(A block of data)
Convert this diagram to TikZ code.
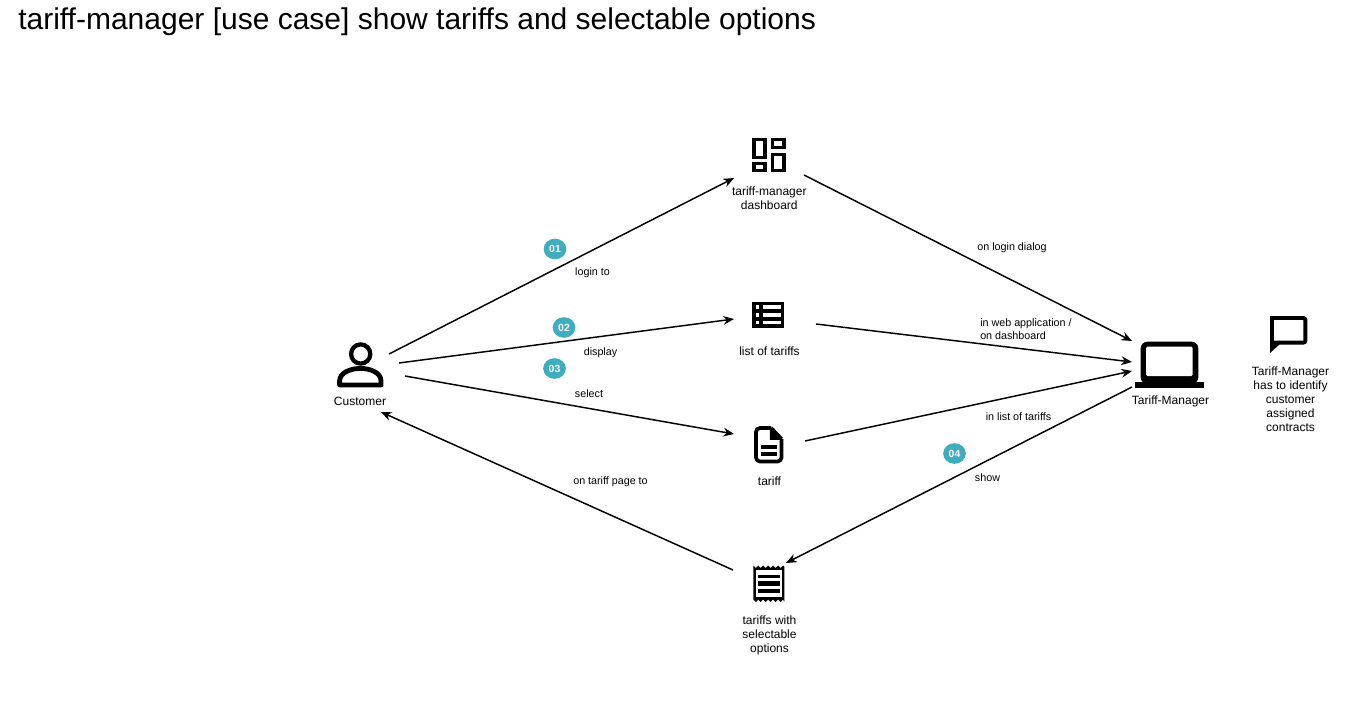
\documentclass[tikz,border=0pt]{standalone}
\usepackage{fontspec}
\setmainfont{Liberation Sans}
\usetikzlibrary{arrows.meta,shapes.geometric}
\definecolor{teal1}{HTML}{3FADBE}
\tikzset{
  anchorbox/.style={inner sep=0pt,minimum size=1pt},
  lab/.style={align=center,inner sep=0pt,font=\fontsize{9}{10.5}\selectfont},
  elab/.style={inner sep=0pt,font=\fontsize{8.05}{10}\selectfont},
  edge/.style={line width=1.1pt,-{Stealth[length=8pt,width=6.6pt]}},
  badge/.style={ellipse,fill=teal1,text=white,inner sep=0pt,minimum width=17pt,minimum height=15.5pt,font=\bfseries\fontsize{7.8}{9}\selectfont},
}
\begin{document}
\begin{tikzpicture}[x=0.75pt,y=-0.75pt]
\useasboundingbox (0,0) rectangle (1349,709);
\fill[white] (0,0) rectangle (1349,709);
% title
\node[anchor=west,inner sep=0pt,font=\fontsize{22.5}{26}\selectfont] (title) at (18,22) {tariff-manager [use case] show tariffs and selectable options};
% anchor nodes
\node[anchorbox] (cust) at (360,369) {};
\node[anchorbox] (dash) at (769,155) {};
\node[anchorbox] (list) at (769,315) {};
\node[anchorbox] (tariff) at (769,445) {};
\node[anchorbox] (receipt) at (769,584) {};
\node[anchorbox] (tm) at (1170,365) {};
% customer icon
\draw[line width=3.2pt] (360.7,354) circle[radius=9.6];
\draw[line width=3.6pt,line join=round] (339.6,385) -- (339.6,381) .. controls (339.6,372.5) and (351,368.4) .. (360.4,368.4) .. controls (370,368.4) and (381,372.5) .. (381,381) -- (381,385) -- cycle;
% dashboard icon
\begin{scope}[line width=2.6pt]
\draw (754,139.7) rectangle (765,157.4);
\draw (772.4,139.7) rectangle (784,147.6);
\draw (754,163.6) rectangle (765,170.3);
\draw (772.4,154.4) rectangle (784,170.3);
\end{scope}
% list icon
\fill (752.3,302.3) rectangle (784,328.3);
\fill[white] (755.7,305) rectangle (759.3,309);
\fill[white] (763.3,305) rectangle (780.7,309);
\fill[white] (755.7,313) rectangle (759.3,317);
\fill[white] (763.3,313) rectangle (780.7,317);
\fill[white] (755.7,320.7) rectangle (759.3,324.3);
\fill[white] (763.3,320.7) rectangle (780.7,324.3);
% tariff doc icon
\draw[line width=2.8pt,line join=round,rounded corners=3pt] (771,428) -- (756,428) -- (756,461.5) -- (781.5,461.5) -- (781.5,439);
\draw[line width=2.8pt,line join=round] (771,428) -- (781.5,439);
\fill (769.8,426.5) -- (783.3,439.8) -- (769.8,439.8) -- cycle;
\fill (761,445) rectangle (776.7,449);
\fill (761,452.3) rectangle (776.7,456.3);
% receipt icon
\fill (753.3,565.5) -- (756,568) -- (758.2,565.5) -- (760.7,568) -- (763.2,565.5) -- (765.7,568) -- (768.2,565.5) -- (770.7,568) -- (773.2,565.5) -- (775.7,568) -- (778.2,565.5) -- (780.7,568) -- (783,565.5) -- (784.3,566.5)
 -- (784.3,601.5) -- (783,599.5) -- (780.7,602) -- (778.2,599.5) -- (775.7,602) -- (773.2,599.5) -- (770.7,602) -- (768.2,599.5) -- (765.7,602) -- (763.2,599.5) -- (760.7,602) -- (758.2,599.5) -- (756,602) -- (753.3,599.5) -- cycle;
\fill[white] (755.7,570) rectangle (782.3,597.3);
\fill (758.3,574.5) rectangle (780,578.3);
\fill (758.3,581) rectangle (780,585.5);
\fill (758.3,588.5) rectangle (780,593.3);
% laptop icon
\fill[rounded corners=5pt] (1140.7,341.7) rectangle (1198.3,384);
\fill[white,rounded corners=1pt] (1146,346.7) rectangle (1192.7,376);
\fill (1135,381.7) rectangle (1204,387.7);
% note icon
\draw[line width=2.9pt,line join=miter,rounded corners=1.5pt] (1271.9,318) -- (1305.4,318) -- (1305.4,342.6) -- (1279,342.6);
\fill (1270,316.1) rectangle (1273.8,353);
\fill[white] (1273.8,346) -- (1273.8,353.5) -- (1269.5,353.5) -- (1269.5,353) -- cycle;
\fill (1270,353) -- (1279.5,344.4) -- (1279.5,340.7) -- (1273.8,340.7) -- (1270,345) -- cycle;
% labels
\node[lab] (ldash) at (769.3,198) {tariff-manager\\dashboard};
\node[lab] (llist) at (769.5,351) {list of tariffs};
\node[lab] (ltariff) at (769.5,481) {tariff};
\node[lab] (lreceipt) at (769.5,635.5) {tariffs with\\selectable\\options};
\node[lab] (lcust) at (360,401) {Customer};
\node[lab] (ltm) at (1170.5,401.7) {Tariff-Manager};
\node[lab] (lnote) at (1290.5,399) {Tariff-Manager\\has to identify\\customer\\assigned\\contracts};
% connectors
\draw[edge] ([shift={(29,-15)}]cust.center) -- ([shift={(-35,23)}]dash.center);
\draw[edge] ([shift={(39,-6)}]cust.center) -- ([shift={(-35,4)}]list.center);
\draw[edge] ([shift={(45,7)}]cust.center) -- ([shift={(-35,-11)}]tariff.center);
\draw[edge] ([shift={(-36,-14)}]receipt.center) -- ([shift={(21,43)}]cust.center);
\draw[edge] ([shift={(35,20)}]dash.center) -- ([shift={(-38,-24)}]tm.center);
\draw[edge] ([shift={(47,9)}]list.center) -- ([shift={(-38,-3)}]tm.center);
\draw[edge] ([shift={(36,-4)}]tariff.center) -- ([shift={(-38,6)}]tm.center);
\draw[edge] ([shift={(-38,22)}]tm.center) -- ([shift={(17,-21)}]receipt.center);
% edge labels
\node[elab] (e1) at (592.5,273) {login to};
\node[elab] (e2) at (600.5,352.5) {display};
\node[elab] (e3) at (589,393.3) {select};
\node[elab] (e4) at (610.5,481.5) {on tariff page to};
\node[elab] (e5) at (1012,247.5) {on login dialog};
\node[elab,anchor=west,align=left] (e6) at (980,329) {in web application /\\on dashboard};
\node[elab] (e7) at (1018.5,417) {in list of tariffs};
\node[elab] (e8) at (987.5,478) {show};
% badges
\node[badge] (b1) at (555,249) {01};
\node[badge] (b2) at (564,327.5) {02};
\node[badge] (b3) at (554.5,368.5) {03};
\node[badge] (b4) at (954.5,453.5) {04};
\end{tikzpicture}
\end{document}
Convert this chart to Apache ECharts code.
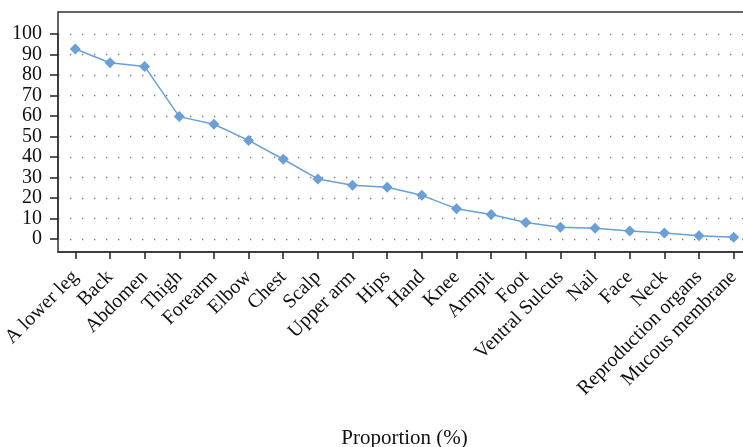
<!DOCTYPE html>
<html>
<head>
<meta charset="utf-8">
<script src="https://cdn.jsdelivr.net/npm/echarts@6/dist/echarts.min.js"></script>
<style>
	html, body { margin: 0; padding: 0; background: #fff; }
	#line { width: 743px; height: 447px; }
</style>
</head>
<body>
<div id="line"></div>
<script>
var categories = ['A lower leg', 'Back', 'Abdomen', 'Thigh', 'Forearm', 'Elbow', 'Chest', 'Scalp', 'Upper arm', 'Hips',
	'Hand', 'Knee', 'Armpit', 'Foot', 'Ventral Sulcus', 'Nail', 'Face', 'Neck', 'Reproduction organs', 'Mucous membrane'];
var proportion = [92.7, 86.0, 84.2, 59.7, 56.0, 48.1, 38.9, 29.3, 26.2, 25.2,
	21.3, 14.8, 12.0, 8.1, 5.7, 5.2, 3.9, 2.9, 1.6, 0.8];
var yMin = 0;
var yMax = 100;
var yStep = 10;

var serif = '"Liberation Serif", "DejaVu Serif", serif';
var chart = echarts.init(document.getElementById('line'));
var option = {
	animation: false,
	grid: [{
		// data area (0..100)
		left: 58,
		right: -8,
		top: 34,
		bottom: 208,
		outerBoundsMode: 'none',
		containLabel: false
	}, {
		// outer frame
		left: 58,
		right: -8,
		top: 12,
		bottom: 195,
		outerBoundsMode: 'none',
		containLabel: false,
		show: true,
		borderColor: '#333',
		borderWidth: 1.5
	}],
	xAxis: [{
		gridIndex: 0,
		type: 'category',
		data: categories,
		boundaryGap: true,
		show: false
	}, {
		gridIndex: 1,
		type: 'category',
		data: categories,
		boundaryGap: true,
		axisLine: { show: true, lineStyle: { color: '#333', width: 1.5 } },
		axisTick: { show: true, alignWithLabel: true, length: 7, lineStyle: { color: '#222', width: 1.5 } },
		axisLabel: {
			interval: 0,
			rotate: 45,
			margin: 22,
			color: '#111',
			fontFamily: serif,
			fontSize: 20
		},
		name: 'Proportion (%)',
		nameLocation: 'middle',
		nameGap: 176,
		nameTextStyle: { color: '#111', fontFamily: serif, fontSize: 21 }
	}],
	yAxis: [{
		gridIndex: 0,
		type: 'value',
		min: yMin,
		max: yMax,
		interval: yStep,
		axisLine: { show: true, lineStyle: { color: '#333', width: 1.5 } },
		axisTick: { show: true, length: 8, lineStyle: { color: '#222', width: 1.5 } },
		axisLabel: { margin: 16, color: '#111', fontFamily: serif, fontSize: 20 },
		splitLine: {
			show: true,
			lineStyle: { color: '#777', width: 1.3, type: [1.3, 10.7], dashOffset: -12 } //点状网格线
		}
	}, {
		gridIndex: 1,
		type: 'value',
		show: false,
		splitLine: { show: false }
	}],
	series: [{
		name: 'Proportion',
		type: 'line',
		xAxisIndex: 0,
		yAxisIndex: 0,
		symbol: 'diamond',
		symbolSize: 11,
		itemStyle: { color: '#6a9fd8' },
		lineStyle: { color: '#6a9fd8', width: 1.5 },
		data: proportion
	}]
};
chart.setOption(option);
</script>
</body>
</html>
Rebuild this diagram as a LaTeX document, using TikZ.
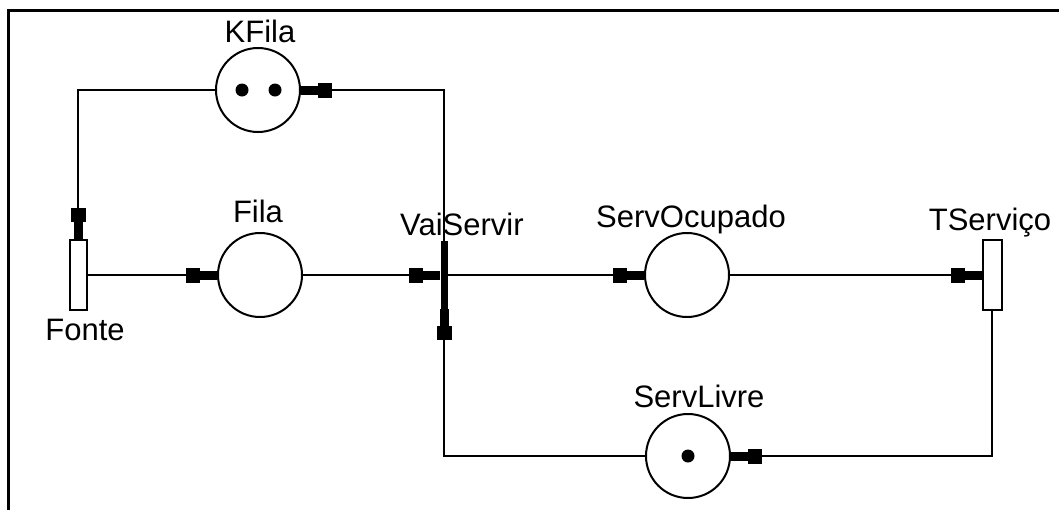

● **Required work**: Only the lines from "Convert this chart to Apache ECharts code." through "var yStep = 10;" should appear in your output, copied exactly with both end lines, and with no pictures.

● **Task solution**:
Convert this chart to Apache ECharts code.
<!DOCTYPE html>
<html>
<head>
<meta charset="utf-8">
<script src="https://cdn.jsdelivr.net/npm/echarts@6/dist/echarts.min.js"></script>
<style>
	html, body { margin: 0; padding: 0; background: #fff; }
	#line { width: 743px; height: 447px; }
</style>
</head>
<body>
<div id="line"></div>
<script>
var categories = ['A lower leg', 'Back', 'Abdomen', 'Thigh', 'Forearm', 'Elbow', 'Chest', 'Scalp', 'Upper arm', 'Hips',
	'Hand', 'Knee', 'Armpit', 'Foot', 'Ventral Sulcus', 'Nail', 'Face', 'Neck', 'Reproduction organs', 'Mucous membrane'];
var proportion = [92.7, 86.0, 84.2, 59.7, 56.0, 48.1, 38.9, 29.3, 26.2, 25.2,
	21.3, 14.8, 12.0, 8.1, 5.7, 5.2, 3.9, 2.9, 1.6, 0.8];
var yMin = 0;
var yMax = 100;
var yStep = 10;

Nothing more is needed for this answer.